Thursday, May 29, 2014

The big picture is not very scary

The U.S. stock market has been rising for more than five years; the S&P 500 has delivered a total return of 217% since early March, 2009. Today the S&P 500 reached a new all-time high of 1920. You can hear the nail-biting, especially since Q1/14 real GDP notched negative with today's revision. Are we near the end of one of history's great stock market rallies? I don't think so.

These two charts help put things in perspective. The big picture is that the natural tendency of stock prices is to rise, which they have been doing for a very long time; that should hold as long as the economy is able to expand and inflation avoids negative territory. Economic growth is almost assured given ongoing growth in the population and in the number of jobs, and the Fed has taken extraordinary measures against an extended outbreak of deflation. As the top chart shows, stocks tend to rise, on average, about 6-7% per year in nominal terms (plus dividends). As the second chart shows, stock prices tend to rise about 3% per year in real terms (plus dividends). Prices are in the upper half of their long-term trends, but it's not what you might call "scary-overvalued." There is still plenty of room on the upside before historical precedents are violated.

This is also a plug for "buy and hold" investing. It's near-impossible to call the highs and lows with enough exactitude to make a fortune. But's it's easy to buy stocks when no one wants them—as was the case from late 2008 to early 2009—and hold on for the long haul.

The message of the first two charts—that stocks are a little above their long-term average growth path—is confirmed by the chart above. The 12-mo. trailing PE ratio (according to Bloomberg) of the S&P 500 is now 17.6, which is about 6% above its 55-year average of 16.6. By this measure, stocks are somewhat "overvalued," but not be a significant amount. Moreover, if you consider that Treasury yields are still historically low (the PE ratio of the 10-yr Treasury, which currently yields 2.5%, is 40), it's not unreasonable at all for PE multiples on equities to be above average. Show me an investor who prefers 10-yr Treasuries to equities today, and I'll show you an investor who expects corporate profits to plunge. Absent a plunge in profits, equities could handily outperform Treasuries, even on a risk-adjusted basis.

4 comments: said...

Looking at the first two charts, I can see why some people think the market looks scary. It looks like we are at the 1987 point, but I don't remember what the yield curve looked at in 1987.

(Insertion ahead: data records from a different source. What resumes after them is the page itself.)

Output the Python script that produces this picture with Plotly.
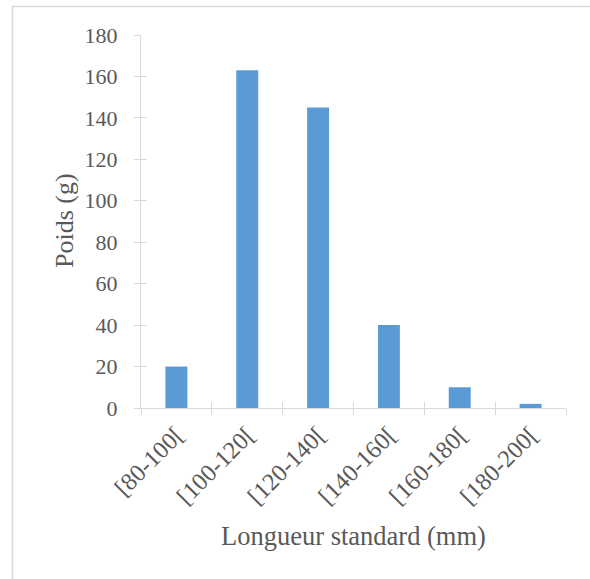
import plotly.graph_objects as go

categories = ["[80-100[", "[100-120[", "[120-140[", "[140-160[", "[160-180[", "[180-200["]
poids = [20, 163, 145, 40, 10, 2]
y_ticks = [0, 20, 40, 60, 80, 100, 120, 140, 160, 180]

W, H = 590, 579
L, R, T, B = 141, 24, 35, 171
pw, ph = W - L - R, H - T - B

def px_x(p):
    return (p - L) / pw

def px_y(p):
    return (H - B - p) / ph

font_family = "Liberation Serif, Times New Roman, serif"
txt = "#595959"
grid = "#D9D9D9"

fig = go.Figure()
fig.add_trace(go.Bar(x=categories, y=poids, marker=dict(color="#5B9BD5", line=dict(width=0)),
                     width=0.31, hoverinfo="x+y"))

n = len(categories)
fig.update_layout(
    width=W, height=H,
    margin=dict(l=L, r=R, t=T, b=B),
    paper_bgcolor="white", plot_bgcolor="white",
    showlegend=False,
    font=dict(family=font_family, color=txt),
    xaxis=dict(type="category", categoryorder="array", categoryarray=categories,
               range=[-0.5, n - 0.5], tickson="boundaries", ticks="outside", ticklen=6,
               tickcolor=grid, tickwidth=1, showline=True, linecolor=grid, linewidth=1,
               showgrid=False, tickangle=-45, ticklabelstandoff=2,
               tickfont=dict(size=24.5, color=txt, family=font_family)),
    yaxis=dict(range=[0, 180], tickvals=y_ticks, ticks="outside", ticklen=6, tickcolor=grid,
               tickwidth=1, showline=True, linecolor=grid, linewidth=1, showgrid=False,
               zeroline=False, ticklabelstandoff=12,
               tickfont=dict(size=22, color=txt, family=font_family)),
    xaxis2=dict(overlaying="x", range=[-0.5, n - 0.5], tickvals=[i - 0.5 for i in range(n + 1)],
                ticks="inside", ticklen=6, tickcolor=grid, tickwidth=1, showticklabels=False,
                showline=False, showgrid=False, zeroline=False),
    yaxis2=dict(overlaying="y", range=[0, 180], tickvals=y_ticks, ticks="inside", ticklen=6,
                tickcolor=grid, tickwidth=1, showticklabels=False, showline=False,
                showgrid=False, zeroline=False),
)

# invisible traces to activate the overlay axes
fig.add_trace(go.Scatter(x=[0], y=[0], xaxis="x2", yaxis="y2", mode="markers",
                         marker=dict(opacity=0), hoverinfo="skip", showlegend=False))

fig.add_annotation(text="Poids (g)", xref="paper", yref="paper", x=px_x(64), y=px_y(221),
                   textangle=-90, showarrow=False, font=dict(size=26, color=txt, family=font_family),
                   xanchor="center", yanchor="middle")
fig.add_annotation(text="Longueur standard (mm)", xref="paper", yref="paper", x=px_x(353),
                   y=px_y(536), showarrow=False, font=dict(size=26.5, color=txt, family=font_family),
                   xanchor="center", yanchor="middle")

fig.add_shape(type="rect", xref="paper", yref="paper", x0=px_x(12.5), y0=px_y(600),
              x1=px_x(620), y1=px_y(6.5), line=dict(color=grid, width=1.5), layer="below")

fig.write_html("out.html", config={"displayModeBar": False},
               post_script="document.body.style.margin='0';document.body.style.overflow='hidden';")
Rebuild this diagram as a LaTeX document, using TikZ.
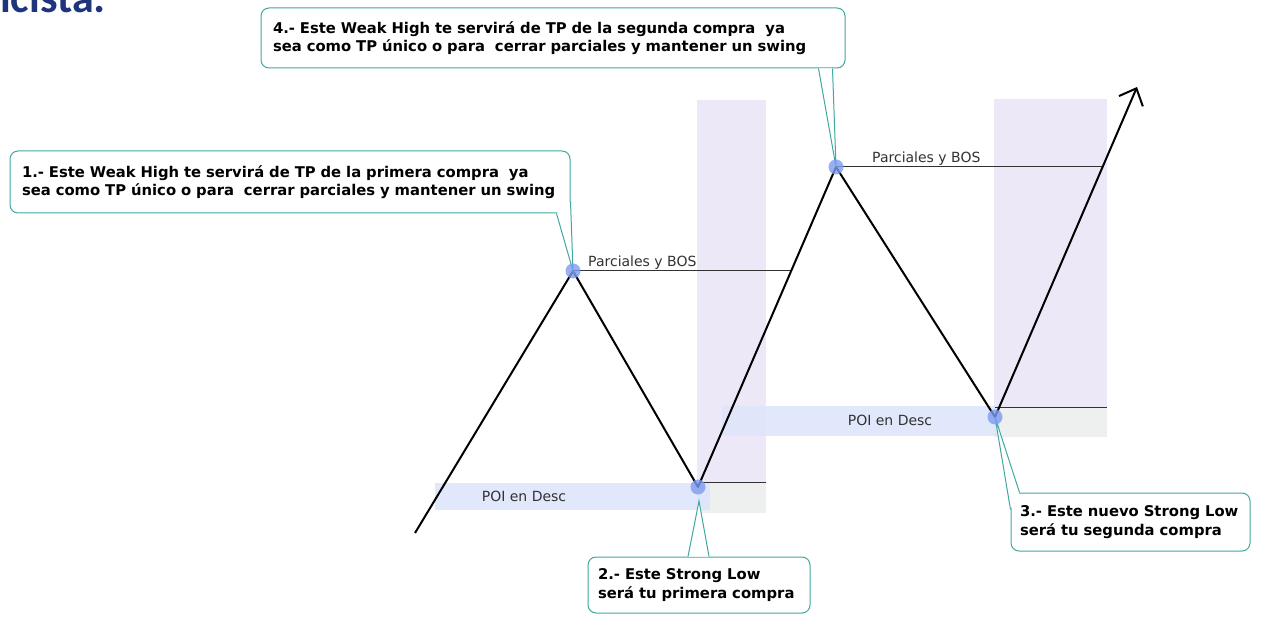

Right now, we have a strong positively sloping yield curve (low short rates, higher long rates). IMO, until we sustain a negative yield curve for a certain period of time, I see earnings growth and the S&P heading higher.

NormanB said...

The 30yr Treasury is yielding 3.3% and over the next 30 years that $33 you'd get in 2044 with a 2% inflation rate will be worth $18 in 2044 buying power. Further, that $1,000 you bought the bond for would have a maturity buying power of $552.

Compare this to JNJ now yielding 2.8% (50bp less than the T-Bond) but at least for the last 5 years the dividend has grown by 7.4% per year. Considering the the world will need JNJ products forever in 30 years it should be a good play. At the thirty year mark the JNJ dividend after inflation would give you a buying power on a like $1000 investment of $885 which is 49X what you'd be getting from the T-Bond. Further your JNJ stock in real value should be worth $4844.

So putting aside all matters of what is around the corner what should you give your newborn child? The T-Bond or JNJ. As the on TV salesman says, This is a No Brainer.

steve said...

dividends are completely overrated as they are a discretionary decision by the board. BRK has never paid a dividend. bad stock? rather, look at earnings growth over time, which is directly correlated to stock price. as larry kudlow love to say, "earnings (profit) are mothers milk of socks price. the truth is timing stocks is a fools game and EXPENSIVE. you can buy VFINX and pay vanguatd .17% mgmt fee. if you believe as I do that earnings will not be as strong over next 10 yrs or so and therefore stock appreciation may not be as high, KEEP YOUR EXPENSE OF STOCK OWNERSHIP DOWN!

steve said...

and speaking of stocks, I've been in the business for over 30 yrs and cannot remember a market that has been so quiescent.